The next questions are nominally targeted for Richard, but I would 
enjoy comments from anybody else with thoughts on the matter...

> Err on the side of higher voltage rather than lower. 

I have a 35kV "in", 120V "out", 3.5kVA potential transformer that I picked 
up real cheap and I was wondering if I will be able to use this for 
coiling?
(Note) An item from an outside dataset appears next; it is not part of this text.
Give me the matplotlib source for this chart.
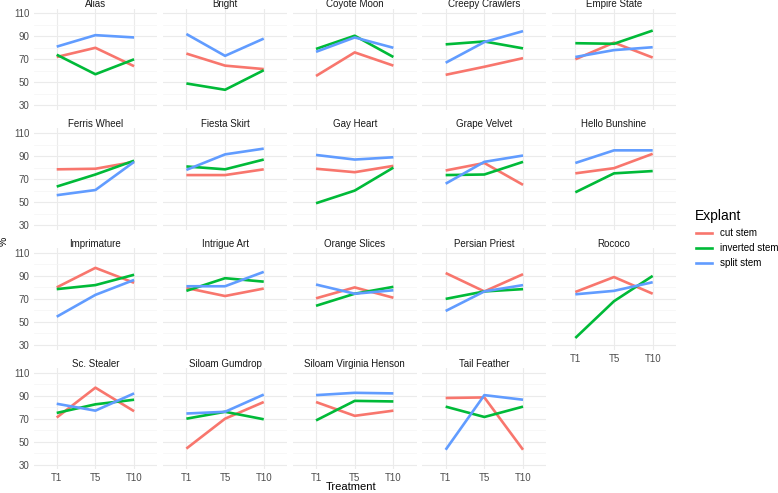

I was thinking that I could use a variac to keep the voltage 
down low enough to use it, but will this really work in practice?  Even if 
I can't use it for Tesla coil work, I figure I'll have the best Jacob's 
ladder on the block.

> Several microwave oven transformers may be wired in series to 
> build a Tesla power supply.

Can you connect more than 2 transformers in series to get higher 
voltages, and if so, how?  I wired 2 together in series so that the HV 
outputs are 180 degrees out of phase to give 2x the rated voltage (the 
other ends of the secondaries are tied together and grounded), but I 
didn't think I could put more than 2 in series and still have everything 
work right.

I have a couple of large .04uF, 80kV DC rated caps that came out of an 
XRay generator and I was wondering if these would be good for Tesla 
coil work?  They were used to filter the high voltage DC output to the 
XRay tube, so I'm not really sure if they would be good for pulse work?